Updated 10.20am with further detail
A ‘resizing programme’ that could see the manufacturing giant STMicroelectronics slash up to 3,000 jobs in France and Italy will not impact Malta, the company told Times of Malta.
However, the company also said that "we have not talked yet about manufacturing reshaping plans in detail, and more information will come in due course."
Last week, company CEO Jean-Marc Chery said that the company was mulling a 6% cut in its workforce, with discussions with unions over voluntary redundancy schemes set to begin.
The company employs 50,000 people worldwide, 1,800 of them in Malta.
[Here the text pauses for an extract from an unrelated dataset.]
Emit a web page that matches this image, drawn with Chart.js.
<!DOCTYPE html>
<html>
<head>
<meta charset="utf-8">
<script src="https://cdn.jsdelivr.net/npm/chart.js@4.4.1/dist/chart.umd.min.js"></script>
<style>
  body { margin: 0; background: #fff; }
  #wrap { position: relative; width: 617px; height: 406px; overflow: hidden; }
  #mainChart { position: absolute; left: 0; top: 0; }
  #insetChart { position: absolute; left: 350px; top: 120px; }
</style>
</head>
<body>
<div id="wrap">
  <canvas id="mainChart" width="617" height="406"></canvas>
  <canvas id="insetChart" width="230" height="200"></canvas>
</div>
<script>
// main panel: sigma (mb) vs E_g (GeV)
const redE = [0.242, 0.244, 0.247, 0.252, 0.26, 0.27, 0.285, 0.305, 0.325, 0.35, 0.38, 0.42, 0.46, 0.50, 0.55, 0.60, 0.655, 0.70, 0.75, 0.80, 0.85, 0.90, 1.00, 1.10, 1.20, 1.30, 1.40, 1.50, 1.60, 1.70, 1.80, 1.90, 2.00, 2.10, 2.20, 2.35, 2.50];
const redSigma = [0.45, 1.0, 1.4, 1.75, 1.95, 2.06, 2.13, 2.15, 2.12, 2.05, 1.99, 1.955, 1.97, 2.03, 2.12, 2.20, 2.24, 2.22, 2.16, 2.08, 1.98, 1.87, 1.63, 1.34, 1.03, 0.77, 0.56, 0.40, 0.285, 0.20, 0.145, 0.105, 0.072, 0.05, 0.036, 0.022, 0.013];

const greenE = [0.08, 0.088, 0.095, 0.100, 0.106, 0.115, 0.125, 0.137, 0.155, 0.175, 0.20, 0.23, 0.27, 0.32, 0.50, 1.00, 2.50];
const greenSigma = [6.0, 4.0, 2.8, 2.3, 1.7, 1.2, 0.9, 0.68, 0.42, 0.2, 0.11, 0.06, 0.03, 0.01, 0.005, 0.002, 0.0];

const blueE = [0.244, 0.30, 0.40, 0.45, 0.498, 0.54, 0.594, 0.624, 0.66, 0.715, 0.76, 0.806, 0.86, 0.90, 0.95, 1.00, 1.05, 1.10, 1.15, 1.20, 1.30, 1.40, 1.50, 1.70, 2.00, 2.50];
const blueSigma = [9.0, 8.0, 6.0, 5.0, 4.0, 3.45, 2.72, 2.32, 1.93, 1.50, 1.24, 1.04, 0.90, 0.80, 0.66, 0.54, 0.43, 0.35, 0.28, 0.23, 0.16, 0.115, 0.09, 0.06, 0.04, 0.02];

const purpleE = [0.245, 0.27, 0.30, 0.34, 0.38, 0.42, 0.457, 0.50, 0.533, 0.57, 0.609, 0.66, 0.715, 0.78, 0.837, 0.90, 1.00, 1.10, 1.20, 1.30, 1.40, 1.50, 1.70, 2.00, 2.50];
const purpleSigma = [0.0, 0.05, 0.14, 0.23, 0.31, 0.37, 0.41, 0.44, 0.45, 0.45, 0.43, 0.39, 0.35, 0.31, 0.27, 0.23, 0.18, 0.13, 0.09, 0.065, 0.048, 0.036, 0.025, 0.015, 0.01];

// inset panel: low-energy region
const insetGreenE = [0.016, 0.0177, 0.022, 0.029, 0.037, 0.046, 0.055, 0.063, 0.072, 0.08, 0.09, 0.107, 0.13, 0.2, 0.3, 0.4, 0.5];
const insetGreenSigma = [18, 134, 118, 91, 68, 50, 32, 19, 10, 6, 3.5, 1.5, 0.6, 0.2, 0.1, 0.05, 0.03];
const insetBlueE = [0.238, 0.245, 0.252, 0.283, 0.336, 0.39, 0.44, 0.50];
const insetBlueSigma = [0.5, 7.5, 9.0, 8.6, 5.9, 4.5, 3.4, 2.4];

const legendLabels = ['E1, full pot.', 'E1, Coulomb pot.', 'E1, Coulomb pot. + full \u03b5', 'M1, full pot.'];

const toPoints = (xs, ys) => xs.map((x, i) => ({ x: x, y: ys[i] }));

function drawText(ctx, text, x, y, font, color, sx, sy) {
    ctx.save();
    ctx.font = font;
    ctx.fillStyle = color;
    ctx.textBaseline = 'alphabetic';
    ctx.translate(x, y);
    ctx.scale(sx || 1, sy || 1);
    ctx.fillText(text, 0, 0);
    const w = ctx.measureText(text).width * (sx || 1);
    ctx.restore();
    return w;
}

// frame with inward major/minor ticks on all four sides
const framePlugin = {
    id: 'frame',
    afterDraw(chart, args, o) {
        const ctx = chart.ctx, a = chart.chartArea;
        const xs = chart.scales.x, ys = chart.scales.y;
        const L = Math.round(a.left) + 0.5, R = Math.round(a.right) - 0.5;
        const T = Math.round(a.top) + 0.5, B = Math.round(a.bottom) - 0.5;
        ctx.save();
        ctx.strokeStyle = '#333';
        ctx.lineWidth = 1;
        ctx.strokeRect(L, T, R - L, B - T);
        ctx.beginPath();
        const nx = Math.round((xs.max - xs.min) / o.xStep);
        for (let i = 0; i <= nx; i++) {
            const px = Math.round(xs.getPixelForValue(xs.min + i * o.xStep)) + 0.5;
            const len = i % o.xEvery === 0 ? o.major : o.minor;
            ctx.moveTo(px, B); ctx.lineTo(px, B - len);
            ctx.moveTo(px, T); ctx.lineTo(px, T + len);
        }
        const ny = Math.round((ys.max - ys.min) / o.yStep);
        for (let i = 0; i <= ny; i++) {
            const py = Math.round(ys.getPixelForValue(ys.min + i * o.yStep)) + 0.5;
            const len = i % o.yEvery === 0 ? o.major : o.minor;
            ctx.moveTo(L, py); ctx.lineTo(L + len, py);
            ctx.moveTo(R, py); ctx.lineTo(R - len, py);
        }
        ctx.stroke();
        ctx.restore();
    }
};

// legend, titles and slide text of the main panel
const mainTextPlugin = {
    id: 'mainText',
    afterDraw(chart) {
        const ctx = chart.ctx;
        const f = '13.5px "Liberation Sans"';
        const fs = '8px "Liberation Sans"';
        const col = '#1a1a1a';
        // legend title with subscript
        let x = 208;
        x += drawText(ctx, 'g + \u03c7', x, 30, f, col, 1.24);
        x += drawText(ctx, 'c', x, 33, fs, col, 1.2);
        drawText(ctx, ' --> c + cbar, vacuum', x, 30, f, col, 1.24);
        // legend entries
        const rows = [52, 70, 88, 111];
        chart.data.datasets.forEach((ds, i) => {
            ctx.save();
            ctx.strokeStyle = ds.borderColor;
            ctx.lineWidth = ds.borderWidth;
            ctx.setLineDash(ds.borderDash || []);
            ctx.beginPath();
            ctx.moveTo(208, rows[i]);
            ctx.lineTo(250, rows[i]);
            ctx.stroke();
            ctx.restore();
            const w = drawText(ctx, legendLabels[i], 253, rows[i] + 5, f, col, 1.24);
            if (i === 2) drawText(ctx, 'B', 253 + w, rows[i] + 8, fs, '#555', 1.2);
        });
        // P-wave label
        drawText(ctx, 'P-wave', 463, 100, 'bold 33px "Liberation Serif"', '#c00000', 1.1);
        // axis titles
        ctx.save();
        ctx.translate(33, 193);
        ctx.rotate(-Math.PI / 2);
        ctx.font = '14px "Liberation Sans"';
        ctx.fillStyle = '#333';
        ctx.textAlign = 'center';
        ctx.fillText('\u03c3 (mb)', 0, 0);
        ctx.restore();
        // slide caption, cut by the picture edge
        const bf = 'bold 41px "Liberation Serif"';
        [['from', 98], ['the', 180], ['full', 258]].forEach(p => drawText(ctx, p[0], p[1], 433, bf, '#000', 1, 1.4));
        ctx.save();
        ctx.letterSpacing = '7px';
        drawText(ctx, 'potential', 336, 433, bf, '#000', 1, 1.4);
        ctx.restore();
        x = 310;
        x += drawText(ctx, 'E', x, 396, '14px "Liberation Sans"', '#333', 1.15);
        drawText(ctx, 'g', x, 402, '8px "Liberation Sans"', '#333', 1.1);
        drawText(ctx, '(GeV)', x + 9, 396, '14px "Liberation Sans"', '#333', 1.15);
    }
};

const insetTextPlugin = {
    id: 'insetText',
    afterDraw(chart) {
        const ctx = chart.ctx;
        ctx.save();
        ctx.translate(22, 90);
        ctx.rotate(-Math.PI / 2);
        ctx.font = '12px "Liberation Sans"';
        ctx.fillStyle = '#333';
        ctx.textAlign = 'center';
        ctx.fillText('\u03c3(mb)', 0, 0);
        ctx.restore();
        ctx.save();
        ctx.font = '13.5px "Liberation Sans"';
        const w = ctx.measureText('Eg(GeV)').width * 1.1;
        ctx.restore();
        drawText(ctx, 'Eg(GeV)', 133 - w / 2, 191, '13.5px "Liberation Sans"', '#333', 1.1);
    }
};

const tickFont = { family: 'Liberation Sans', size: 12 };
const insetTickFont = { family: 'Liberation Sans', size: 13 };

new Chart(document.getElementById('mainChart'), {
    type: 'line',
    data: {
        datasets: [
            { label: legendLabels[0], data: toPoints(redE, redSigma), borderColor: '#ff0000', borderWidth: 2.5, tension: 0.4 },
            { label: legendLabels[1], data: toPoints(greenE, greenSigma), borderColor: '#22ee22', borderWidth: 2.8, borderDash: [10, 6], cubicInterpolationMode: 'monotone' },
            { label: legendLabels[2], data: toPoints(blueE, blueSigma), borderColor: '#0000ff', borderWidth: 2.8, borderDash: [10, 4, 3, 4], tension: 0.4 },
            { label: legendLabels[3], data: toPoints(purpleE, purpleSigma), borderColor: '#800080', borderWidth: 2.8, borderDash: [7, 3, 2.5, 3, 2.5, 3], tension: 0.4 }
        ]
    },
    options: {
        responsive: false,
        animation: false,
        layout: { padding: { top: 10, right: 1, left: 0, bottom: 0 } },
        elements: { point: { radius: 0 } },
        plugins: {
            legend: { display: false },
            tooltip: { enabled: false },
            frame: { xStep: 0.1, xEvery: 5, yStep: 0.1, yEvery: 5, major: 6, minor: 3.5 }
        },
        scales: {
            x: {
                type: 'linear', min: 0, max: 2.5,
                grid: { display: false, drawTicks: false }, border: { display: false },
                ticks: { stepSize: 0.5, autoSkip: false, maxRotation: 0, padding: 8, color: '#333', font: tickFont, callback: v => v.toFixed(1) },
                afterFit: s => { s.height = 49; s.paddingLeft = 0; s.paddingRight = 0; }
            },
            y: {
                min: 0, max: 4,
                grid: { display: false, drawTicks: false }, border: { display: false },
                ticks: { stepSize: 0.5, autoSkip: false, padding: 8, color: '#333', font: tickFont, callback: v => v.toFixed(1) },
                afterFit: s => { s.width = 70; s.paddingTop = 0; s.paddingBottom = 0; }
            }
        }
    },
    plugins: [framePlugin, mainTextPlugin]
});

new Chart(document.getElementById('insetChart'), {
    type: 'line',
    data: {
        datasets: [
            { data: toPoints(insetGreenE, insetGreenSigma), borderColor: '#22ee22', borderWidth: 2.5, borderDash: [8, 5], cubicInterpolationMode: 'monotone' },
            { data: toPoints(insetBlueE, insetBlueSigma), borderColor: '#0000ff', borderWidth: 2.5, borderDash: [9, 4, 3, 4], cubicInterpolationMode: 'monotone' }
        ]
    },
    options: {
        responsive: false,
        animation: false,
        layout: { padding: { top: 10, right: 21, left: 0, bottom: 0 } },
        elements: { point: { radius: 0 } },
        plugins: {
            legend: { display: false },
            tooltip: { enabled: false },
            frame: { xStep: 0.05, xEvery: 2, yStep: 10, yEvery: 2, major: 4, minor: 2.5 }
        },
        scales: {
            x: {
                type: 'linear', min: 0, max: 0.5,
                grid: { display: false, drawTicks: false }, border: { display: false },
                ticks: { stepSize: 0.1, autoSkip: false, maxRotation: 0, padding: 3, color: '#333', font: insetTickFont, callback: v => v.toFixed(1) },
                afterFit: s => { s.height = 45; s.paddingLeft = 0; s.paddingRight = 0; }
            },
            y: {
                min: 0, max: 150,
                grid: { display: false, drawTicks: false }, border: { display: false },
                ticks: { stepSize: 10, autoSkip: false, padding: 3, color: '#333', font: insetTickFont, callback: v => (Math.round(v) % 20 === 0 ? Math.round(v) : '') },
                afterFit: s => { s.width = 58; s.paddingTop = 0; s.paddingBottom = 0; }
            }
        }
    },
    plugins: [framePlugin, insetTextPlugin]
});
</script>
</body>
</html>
It is one of the largest private employers in the country and exports more than €600 million annually.
The news comes shortly after STMicroelectronics posted its yearly results for 2024, describing the year as “one of the worst years in many decades for the industries we serve, particularly in industrial and automotive”.
Its 2024 revenues dropped by a fifth compared to 2023, while the company registered a net income of $1.56 billion in 2024, far less than $4 billion the previous year.
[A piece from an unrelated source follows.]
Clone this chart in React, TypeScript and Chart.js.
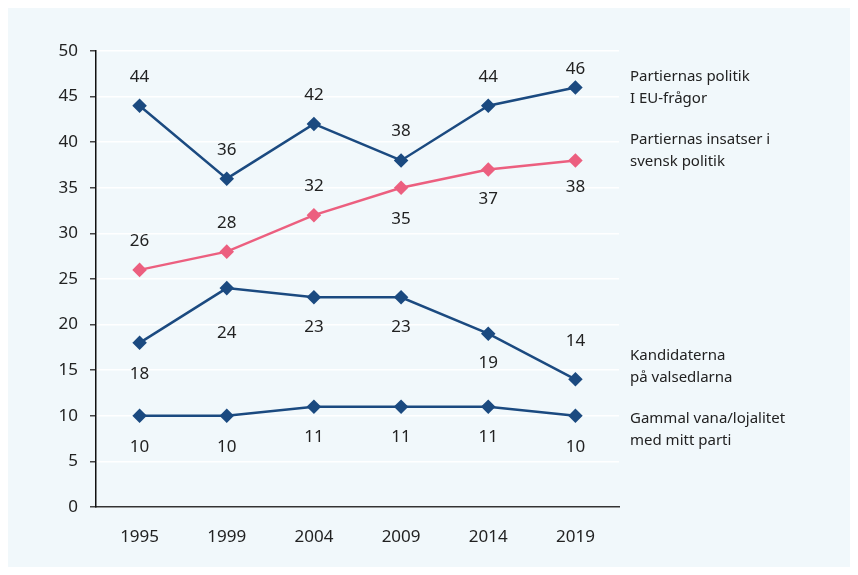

But the company reassured Times of Malta that these schemes only apply to its operations that take place outside Malta’s shores, such as research and development and non-production activities.
The company’s manufacturing arm, which includes its Kirkop site, will remain untouched by the measures, a spokesperson said.
Nor will the company’s plans for future investment in the country change, the spokesperson added.
In 2023, the government announced that it would be pumping millions in EU funds into the company in state aid to help boost its advanced microchip production.
“What we are starting today is not just a cost reduction programme,” the spokesperson said. “It is a company-wide programme to accelerate our efficiency and competitiveness in our SG&A (non-operational) and R&D (research and development) organisations.
“In the coming weeks, we will start engaging in a constructive dialogue with employee representatives around end of career support programs, built on a voluntary basis, including early retirement.”
The programme could save the company anywhere between $300m and $360m by the end of 2027, compared to its costs last year.
Last year, the company announced that it would be restructuring its manufacturing arm, moving away from older plants to focus on plants in Crolles, France and Agrate and Catania, both in Italy.